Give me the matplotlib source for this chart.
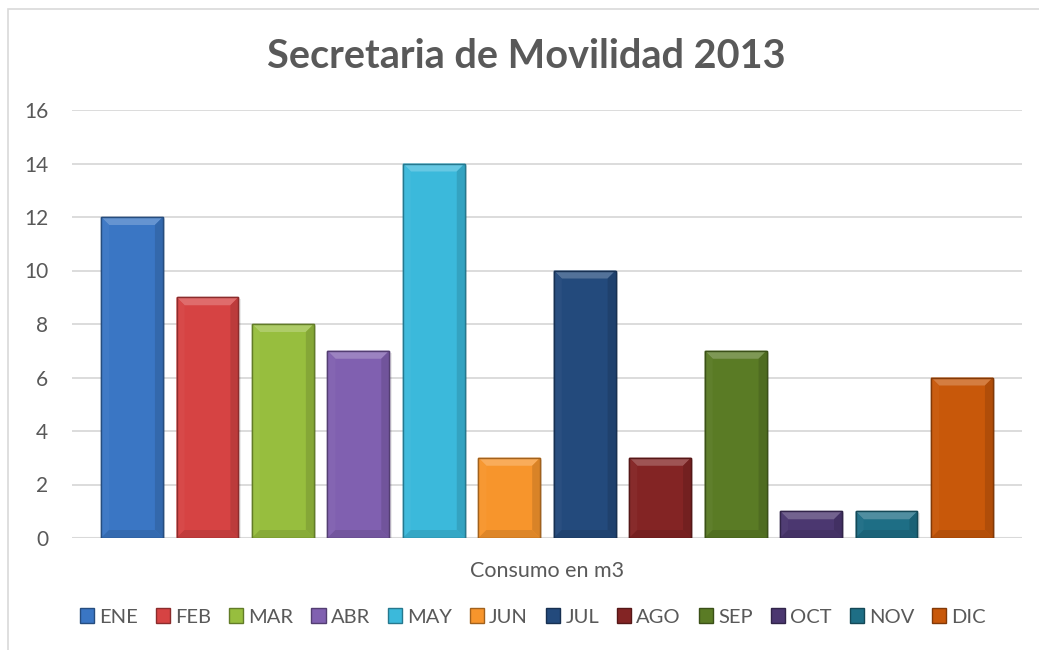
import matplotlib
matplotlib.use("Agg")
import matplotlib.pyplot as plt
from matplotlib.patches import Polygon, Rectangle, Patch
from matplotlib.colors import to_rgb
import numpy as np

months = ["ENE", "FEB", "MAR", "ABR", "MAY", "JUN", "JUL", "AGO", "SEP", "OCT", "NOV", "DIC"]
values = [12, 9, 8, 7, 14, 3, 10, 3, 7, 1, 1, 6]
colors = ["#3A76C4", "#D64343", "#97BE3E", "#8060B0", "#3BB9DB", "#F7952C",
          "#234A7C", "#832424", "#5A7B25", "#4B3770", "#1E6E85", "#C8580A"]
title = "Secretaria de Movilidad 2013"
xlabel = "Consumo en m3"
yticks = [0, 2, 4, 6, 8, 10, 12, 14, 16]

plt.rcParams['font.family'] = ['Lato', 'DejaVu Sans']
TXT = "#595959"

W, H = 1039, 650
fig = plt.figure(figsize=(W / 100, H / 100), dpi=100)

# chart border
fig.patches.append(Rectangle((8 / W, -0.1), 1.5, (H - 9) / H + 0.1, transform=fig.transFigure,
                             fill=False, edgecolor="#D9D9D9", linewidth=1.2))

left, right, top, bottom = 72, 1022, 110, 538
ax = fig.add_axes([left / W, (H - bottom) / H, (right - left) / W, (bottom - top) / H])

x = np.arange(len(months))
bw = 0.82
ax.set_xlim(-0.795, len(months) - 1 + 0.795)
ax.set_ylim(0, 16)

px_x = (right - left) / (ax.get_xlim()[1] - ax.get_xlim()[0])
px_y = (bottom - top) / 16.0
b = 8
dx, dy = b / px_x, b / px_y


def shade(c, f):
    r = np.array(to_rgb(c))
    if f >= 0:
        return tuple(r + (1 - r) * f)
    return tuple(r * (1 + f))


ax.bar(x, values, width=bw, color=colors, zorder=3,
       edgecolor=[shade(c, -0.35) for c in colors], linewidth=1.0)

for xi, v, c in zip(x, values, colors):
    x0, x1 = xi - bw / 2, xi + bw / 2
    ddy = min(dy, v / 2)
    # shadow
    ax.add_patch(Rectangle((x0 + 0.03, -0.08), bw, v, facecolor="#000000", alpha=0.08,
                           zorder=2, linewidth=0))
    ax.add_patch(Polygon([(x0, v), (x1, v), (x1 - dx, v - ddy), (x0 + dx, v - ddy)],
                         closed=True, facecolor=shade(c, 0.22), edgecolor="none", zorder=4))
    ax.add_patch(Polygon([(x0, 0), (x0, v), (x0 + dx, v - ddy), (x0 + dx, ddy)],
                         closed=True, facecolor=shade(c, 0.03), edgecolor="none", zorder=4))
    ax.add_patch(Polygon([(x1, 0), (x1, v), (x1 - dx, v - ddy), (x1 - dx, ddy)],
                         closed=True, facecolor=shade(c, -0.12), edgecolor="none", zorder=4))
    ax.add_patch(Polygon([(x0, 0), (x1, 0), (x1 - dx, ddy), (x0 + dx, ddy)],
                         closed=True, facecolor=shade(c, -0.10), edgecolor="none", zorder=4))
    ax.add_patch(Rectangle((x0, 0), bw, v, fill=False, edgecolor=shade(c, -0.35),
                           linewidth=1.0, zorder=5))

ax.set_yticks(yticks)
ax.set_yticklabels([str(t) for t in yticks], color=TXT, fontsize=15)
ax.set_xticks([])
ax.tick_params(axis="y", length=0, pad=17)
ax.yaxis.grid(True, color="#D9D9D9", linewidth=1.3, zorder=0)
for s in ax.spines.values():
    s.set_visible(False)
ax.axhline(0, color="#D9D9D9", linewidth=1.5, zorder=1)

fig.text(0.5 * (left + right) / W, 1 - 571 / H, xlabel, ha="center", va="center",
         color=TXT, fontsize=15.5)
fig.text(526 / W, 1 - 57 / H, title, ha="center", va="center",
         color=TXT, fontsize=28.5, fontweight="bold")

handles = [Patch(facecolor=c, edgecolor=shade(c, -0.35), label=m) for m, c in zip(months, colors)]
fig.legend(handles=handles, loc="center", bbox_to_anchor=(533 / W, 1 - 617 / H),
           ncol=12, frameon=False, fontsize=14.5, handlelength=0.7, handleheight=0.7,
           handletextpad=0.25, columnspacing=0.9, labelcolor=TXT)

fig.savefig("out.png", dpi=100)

* * *

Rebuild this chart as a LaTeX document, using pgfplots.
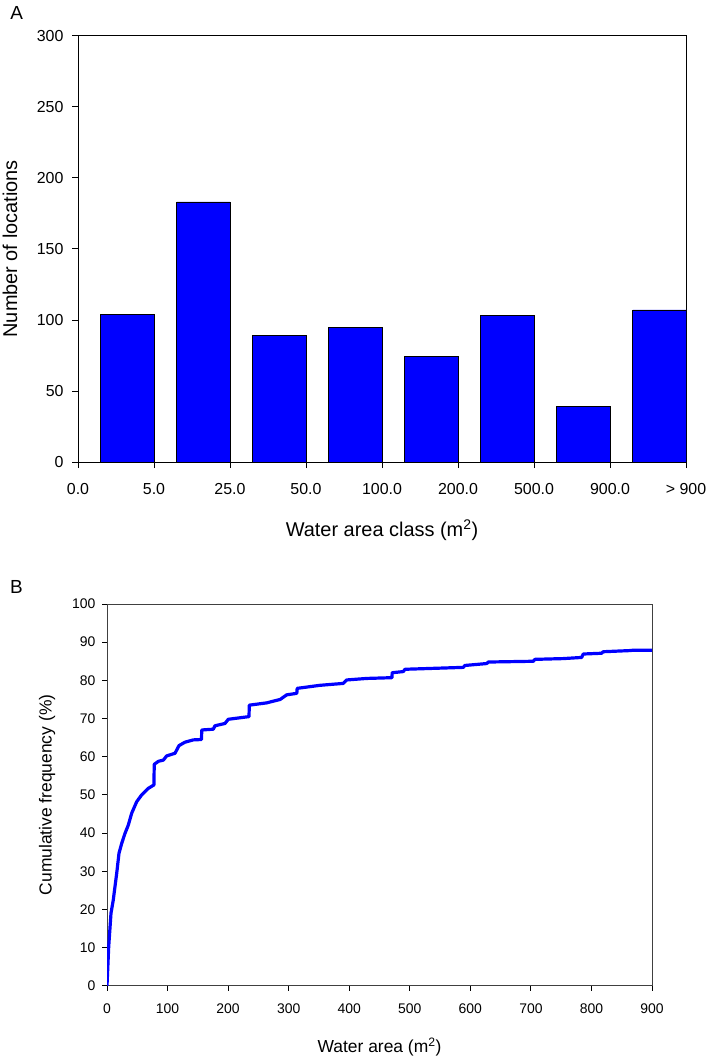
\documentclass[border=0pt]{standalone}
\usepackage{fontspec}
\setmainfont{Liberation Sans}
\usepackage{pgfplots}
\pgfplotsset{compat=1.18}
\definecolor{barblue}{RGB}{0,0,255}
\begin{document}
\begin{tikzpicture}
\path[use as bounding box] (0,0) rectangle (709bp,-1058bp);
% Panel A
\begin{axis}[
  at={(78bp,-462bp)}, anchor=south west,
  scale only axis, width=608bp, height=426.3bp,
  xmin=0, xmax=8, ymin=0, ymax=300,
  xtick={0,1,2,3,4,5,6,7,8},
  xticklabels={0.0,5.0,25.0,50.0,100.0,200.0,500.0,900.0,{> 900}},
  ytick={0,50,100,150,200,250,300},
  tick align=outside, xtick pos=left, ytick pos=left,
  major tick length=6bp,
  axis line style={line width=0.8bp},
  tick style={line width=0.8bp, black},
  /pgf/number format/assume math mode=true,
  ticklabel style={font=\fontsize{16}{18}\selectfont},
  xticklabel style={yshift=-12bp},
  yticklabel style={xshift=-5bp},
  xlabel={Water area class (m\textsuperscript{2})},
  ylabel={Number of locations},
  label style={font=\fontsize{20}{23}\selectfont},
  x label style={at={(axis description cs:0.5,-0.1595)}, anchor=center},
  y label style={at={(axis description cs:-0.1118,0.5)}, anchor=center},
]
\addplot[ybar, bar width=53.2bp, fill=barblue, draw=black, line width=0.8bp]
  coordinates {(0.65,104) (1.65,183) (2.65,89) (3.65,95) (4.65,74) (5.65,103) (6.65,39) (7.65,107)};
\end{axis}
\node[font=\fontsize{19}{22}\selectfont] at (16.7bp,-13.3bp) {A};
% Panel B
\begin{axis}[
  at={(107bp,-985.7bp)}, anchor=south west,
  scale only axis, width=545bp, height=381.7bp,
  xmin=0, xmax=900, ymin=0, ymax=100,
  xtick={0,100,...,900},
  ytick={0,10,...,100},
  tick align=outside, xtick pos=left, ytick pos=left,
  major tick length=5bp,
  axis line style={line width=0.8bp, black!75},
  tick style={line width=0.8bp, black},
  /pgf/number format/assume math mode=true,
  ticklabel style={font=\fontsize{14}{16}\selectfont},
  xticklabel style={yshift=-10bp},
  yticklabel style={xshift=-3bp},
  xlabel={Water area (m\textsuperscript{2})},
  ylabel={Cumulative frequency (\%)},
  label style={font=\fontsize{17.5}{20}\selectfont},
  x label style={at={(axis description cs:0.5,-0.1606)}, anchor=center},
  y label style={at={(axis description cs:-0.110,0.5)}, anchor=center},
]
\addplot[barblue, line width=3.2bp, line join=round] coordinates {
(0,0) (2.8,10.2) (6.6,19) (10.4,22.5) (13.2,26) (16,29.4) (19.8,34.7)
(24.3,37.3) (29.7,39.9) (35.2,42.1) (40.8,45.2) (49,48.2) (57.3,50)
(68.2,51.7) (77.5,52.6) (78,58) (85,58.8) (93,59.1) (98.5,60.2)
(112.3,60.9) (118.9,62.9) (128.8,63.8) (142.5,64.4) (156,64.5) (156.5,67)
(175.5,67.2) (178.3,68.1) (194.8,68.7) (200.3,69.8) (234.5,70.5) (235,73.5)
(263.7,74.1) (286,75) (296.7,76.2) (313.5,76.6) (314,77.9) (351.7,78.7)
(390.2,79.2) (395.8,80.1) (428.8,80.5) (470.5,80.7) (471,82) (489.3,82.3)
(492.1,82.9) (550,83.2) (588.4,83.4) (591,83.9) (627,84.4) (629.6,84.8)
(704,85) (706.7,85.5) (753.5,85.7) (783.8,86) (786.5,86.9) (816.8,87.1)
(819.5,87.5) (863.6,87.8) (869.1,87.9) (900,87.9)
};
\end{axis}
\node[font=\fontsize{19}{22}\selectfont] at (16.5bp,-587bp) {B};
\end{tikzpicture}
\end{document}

* * *

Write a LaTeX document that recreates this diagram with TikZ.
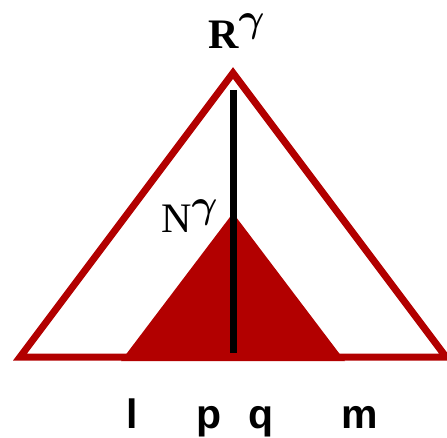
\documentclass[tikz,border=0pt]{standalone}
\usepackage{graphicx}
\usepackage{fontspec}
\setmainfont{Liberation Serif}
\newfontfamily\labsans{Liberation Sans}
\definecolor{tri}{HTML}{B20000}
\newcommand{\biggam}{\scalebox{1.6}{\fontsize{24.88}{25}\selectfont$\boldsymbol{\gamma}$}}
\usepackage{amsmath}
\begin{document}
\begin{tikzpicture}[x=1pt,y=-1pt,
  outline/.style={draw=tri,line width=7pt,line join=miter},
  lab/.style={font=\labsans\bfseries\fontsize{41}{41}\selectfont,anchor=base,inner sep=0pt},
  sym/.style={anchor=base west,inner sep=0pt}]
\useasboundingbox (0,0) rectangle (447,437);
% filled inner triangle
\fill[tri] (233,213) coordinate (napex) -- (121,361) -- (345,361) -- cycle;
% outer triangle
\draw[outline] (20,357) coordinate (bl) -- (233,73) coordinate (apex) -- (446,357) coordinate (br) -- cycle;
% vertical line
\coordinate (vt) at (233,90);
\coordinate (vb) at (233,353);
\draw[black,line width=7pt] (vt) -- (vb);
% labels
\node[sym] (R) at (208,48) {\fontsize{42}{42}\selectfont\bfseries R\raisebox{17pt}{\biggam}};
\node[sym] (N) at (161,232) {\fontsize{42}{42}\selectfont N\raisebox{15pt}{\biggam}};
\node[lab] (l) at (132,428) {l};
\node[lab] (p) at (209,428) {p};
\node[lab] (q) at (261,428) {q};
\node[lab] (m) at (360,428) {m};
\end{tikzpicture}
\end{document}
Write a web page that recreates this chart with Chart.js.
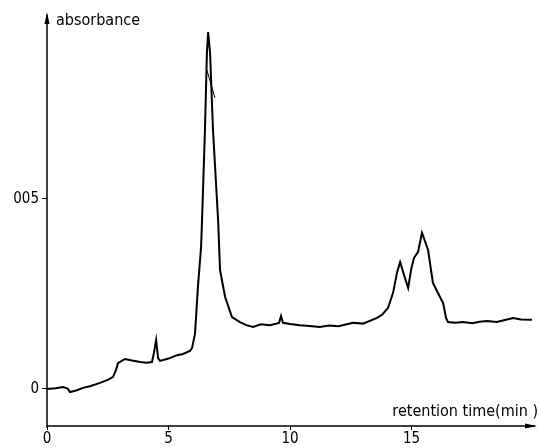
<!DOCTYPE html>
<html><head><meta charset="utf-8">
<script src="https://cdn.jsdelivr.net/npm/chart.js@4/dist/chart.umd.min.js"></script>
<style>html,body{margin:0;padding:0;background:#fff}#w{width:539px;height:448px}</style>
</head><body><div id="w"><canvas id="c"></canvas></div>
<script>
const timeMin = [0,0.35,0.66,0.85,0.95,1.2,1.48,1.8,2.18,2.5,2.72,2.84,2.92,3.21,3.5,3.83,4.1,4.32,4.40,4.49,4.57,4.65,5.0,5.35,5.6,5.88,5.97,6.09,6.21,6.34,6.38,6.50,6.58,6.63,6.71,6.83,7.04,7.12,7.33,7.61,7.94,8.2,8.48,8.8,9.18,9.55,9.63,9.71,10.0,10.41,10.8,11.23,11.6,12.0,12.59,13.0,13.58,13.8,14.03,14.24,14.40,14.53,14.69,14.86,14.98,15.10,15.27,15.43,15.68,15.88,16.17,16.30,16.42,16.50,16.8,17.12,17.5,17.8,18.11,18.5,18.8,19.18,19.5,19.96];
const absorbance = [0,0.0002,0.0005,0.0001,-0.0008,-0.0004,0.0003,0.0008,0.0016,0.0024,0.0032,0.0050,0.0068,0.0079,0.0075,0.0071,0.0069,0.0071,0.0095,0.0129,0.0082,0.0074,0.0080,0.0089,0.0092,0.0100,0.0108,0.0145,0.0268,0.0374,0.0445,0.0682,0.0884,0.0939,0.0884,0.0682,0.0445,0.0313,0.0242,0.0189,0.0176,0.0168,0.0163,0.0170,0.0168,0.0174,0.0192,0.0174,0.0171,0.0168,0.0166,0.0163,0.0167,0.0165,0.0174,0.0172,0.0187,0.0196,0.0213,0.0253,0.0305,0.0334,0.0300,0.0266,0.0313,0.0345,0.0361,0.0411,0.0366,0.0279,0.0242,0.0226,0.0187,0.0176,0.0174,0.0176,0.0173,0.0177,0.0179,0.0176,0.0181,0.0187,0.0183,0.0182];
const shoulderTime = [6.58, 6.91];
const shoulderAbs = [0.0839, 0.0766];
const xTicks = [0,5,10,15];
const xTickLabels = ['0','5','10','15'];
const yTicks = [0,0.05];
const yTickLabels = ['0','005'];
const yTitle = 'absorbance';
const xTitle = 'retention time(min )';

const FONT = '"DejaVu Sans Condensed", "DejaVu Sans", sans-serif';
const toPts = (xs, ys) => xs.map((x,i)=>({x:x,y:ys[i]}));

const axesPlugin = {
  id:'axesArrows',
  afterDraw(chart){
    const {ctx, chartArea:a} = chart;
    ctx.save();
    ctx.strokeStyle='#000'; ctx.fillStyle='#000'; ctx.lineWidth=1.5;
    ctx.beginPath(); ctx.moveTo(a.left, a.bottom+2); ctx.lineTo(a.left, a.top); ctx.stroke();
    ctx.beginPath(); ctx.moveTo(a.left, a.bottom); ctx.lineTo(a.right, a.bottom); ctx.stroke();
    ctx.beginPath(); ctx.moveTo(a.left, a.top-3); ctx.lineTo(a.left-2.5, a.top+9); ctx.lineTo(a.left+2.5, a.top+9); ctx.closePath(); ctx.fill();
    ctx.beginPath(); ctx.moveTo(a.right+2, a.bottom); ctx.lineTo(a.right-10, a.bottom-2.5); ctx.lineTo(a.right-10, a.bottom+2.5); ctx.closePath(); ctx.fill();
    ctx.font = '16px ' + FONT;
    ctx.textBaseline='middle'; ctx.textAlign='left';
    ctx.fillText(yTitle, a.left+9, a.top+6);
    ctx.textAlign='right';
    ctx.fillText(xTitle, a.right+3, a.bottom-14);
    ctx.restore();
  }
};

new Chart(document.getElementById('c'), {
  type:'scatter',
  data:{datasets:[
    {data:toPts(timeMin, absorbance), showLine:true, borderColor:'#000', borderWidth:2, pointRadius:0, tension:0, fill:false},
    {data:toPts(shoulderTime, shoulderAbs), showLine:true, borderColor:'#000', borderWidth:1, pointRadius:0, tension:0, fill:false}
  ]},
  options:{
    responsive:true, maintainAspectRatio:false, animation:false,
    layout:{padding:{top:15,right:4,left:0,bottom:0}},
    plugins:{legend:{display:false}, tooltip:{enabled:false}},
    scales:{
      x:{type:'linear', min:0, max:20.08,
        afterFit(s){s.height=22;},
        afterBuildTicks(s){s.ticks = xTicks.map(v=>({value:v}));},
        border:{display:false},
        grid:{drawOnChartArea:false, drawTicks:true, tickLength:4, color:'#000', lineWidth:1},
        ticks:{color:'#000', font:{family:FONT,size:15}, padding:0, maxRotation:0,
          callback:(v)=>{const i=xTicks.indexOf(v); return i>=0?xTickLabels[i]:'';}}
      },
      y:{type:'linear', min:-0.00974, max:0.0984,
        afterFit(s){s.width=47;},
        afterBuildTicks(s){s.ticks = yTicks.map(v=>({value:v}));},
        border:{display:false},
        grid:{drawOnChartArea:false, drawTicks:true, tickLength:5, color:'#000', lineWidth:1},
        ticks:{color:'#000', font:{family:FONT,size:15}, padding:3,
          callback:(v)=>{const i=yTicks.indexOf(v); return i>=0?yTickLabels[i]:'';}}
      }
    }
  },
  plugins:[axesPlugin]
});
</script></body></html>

> The problem
Only lines with the string "that" belong in your answer; copy each one.

> Reply
Write a LaTeX document that recreates this diagram with TikZ.
Write a web page that recreates this chart with Chart.js.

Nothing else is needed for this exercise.